L&M notes that these sorts of systems can be infinite, in the sense of containing “an indefinitely large range of potential signals.” However, in such cases the variation is “continuous” while human linguistic expression exploits “discrete” structures that can be used to “express indefinitely many new thoughts, intentions, feelings, and so on.”  ‘New thoughts’ in the previous quote clearly meaning new kinds of thoughts (e.g. the signals are not all how fast the car is moving). As L&M makes clear, the difference between these two kinds of systems is “not one of “more” or “less,” but rather of an entirely different principle of organization,” one that does not work by “selecting a point along some linguistic dimension that signals a corresponding point along an associate nonlinguistic dimension.” (69-70).

In sum, human linguistic creativity implicates something like a TGG that pairs discrete hierarchical structures relevant to meanings with discrete hierarchical structures relevant to sounds and does so recursively. Anything that doesn’t do at least this is going to be linguistically irrelevant as it ignores the observable truism that humans are, as matter of course, capable of using an unbounded number of linguistic expressions effortlessly.[10] Theories that fail to address this obvious fact are not wrong. They are irrelevant.

Is hierarchical recursion all that there is to linguistic creativity? No!! Chomsky makes a point of this in the preface to the enlarged edition of L&M. Linguistic creativity is NOT identical to the “recursive property in generative grammars” as interesting as such Gs evidently are (L&M: viii). To repeat, recursion is a necessary feature of any account aiming to account for linguistic creativity, BUT the Cartesian conception of linguistic creativity consists of far more than what even the most explanatorily adequate theory of grammar specifies.  What more?

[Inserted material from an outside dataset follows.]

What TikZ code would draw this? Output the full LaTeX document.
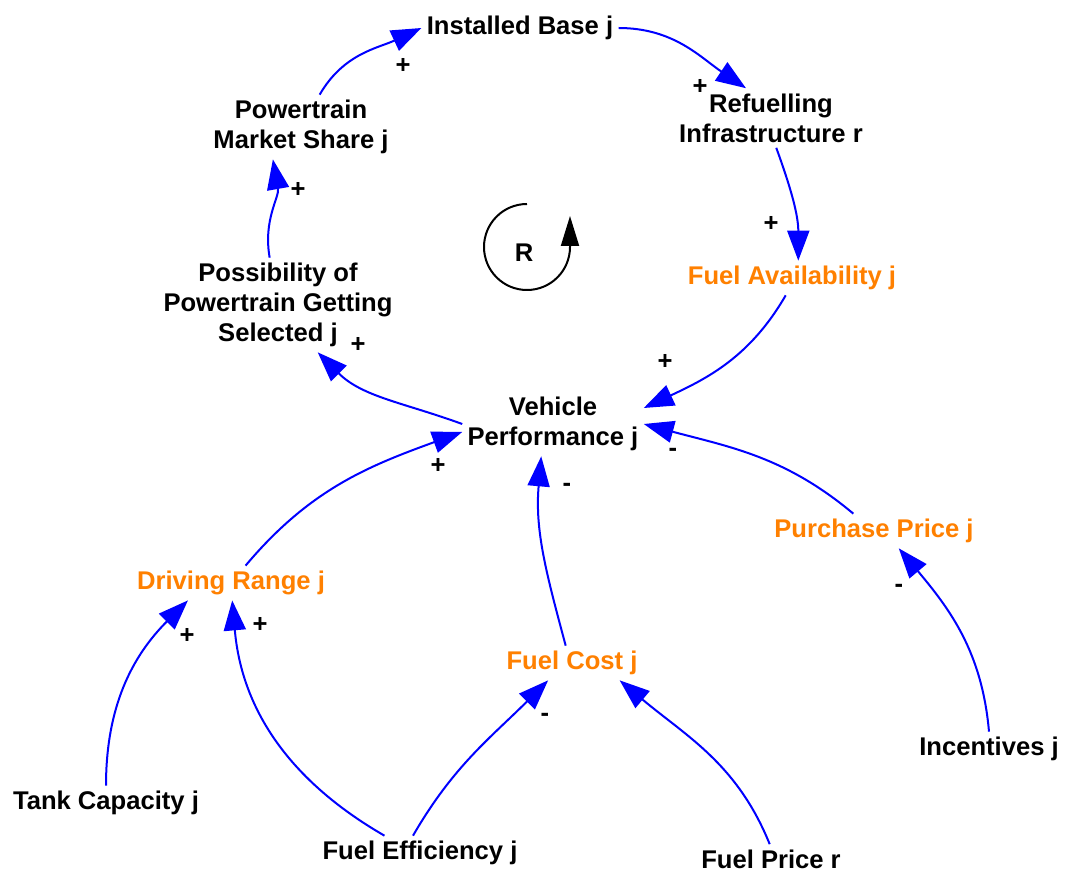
\documentclass[tikz,border=0pt]{standalone}
\usepackage{fontspec}
\setmainfont{Liberation Sans}
\usetikzlibrary{arrows.meta}
\definecolor{auxorange}{RGB}{255,128,0}

\begin{document}
\begin{tikzpicture}[x=0.5pt,y=0.5pt,
		var/.style={align=center,inner sep=2.5pt,yshift=-1.5pt,font=\fontsize{12.8}{15}\selectfont\bfseries},
		aux/.style={var,text=auxorange},
		link/.style={blue,line width=1pt,-{Triangle[length=15pt,width=11pt]}},
		sgn/.style={inner sep=0pt,font=\fontsize{12.8}{15}\selectfont\bfseries}]
	\useasboundingbox (0,0) rectangle (1072,-877);

	% variables
	\node[var] (ib) at (520,-25) {Installed Base j};
	\node[var] (ref) at (771,-115) {Refuelling\\Infrastructure r};
	\node[aux] (fa) at (792,-275) {Fuel Availability j};
	\node[var] (vp) at (553,-421) {Vehicle\\Performance j};
	\node[var] (pos) at (278,-302) {Possibility of\\Powertrain Getting\\Selected j};
	\node[var] (pms) at (301,-124) {Powertrain\\Market Share j};
	\node[aux] (dr) at (231,-580) {Driving Range j};
	\node[aux] (fc) at (572,-660) {Fuel Cost j};
	\node[aux] (pp) at (874,-528) {Purchase Price j};
	\node[var] (tc) at (106,-800) {Tank Capacity j};
	\node[var] (fe) at (420,-850) {Fuel Efficiency j};
	\node[var] (fp) at (771,-856) {Fuel Price r};
	\node[var] (inc) at (989,-746) {Incentives j};

	% reinforcing loop
	\node[var] (loopR) at (524,-250) {R};
	\draw[line width=1pt,-{Triangle[length=15pt,width=9pt]}] (527,-204) arc[start angle=90, end angle=360, radius=43] -- (570,-216);

	% causal links
	\draw[link] (pms.60) to[out=60,in=205] (ib.west);
	\draw[link] (ib.east) to[out=0,in=146] (ref.130);
	\draw[link] (ref.-80) to[out=-70,in=90] (fa.70);
	\draw[link] (fa.-110) to[out=-120,in=25] (vp.10);
	\draw[link] (pp.140) to[out=140,in=-15] (vp.east);
	\draw[link] (vp.west) to[out=160,in=-45] (pos.-50);
	\draw[link] (pos.100) to[out=100,in=-80] (pms.-131);
	\draw[link] (dr.50) to[out=50,in=200] (vp.185);
	\draw[link] (fc.110) to[out=105,in=-95] (vp.-110);
	\draw[link] (tc.north) to[out=90,in=225] (dr.-158);
	\draw[link] (fe.154) to[out=150,in=-85] (dr.-86);
	\draw[link] (fe.112) to[out=60,in=225] (fc.-144);
	\draw[link] (fp.95) to[out=112,in=-40] (fc.-20);
	\draw[link] (inc.north) to[out=95,in=-50] (pp.-35);

	% polarities
	\node[sgn] (s1) at (403,-66) {+};
	\node[sgn] (s2) at (700,-87) {+};
	\node[sgn] (s3) at (771,-224) {+};
	\node[sgn] (s4) at (665,-362) {+};
	\node[sgn] (s5) at (673,-452) {-};
	\node[sgn] (s6) at (358,-345) {+};
	\node[sgn] (s7) at (298,-190) {+};
	\node[sgn] (s8) at (438,-466) {+};
	\node[sgn] (s9) at (567,-487) {-};
	\node[sgn] (s10) at (187,-636) {+};
	\node[sgn] (s11) at (260,-625) {+};
	\node[sgn] (s12) at (545,-717) {-};
	\node[sgn] (s13) at (899,-588) {-};
\end{tikzpicture}
\end{document}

[1] For an excellent discussion of this see Jackendoff’s very nice (though unfortunately (mis)named) Patterns in the mind (here).  It is a first rate debunking of the idea that linguistic minds are pattern matchers.
[2] This is not unique to the linguistic cognition. Lots of work in cog sci seems to identify higher cognition with categorization and pattern matching. One of the most important contributions of modern linguistics to cog sci has been to demonstrate that there is much more to cognition than this. In fact, the hard problems have less to do with pattern recognition than with pattern generation via rules of various sorts.  See notes 5 and 6 for more off handed remarks of deep interest.
[3] I suspect that some partisans of Construction Grammar fall victim to the same misapprehension.
[4] Many cog-neuro types confuse hierarchy with recursion. A recent prominent example is in Frankland and Greene’s work on theta roles. See here for some discussion. Suffice it to say, that one can have hierarchy without recursion, and recursion without hierarchy in the derived objects that are generated. What makes linguistic objects distinctive is that they are the products of recursive processes that deliver hierarchically structured objects.
[5] Note that unbounded implies novelty, but novelty can exist without unboundedness. The creativity issue relates to easy handling of novel structures. This can occur even in small finite domains. Creativity implies projection, which must specify a dimension of generalization along which inputs can be extended to apply to instances beyond the input. Unboundedness makes projection a no-brainer. It further implies that the generalization involves recursive rules. Unboundedness cannot be pattern matching. It requires a specification of rules that can be repeatedly applied to create novel patterns. Thus, it is important to keep the issue of unboundedness separate from that of projection. What makes the unboundedness of syntax so important is that it requires that we move beyond the pattern-template-categorization conception of cognition.
[6] It is arguable that some rules are more manifest in the data that others are and so are more accessible to inductive procedures. Chomsky makes this distinction in L&M, contrasting surface structures which contains “formal properties that are explicit in the signal” to deep structure and transformations for which there is very little to no such information in the signal (L&M:19). For another discussion of this distinction see (here).
[7] Thus the hope of unearthing phrases via differential intra-phrase versus inter-phrase transition probabilities.
[8] We really should distinguish between ‘learning’ and ‘acquisition.’ We should reserve the first term for the pattern recognition variety and adopt the second for the induction to rules variety. Problems of the second type call for different tools/approaches than those in the first and calling both ‘learning’ merely obscures this fact and confuses matters.
[9] Although this is a sermon for another time, it is important to understand what a good model does: it characterizes the underlying mechanism. Good models model mechanism, not data. Data provides evidence for mechanism, and unless it does so, it is of little scientific interest. Thus, if a model identifies the wrong mechanism not matter how apparently successful in covering data, then it is the wrong model. Period. That’s one of the reasons connectionist models are of little interest, at least when it comes to syntactic matters.
            I should add, that analogous creativity concerns drive Gallistel’s arguments against connectionist brain models. He notes that many animals display an effectively infinite variety of behaviors in specific domains (caching behavior in birds or dead reckoning in ants) and that these cannot be handled by connectionist devices that simply track the patterns attested. If Gallistel is right (and you know that I think he is) then the failure to appreciate the logic of infinity makes many current models of mind and brain beside the point.
[10] Note that unbounded implies novelty, but novelty can exist without unboundedness. The creativity issue relates to easy handling of novel structures. This can occur even in small sets. Creativity implies projection which must specify a dimension of generalization along which inputs can be extended to apply to instances beyond the input. Unboundedness makes projection a no-brainer. It further implies that the generalization is due to recursive rules that require more than establishing a fixed number of patterns that can be repeatedly filled to create novel instances of that pattern.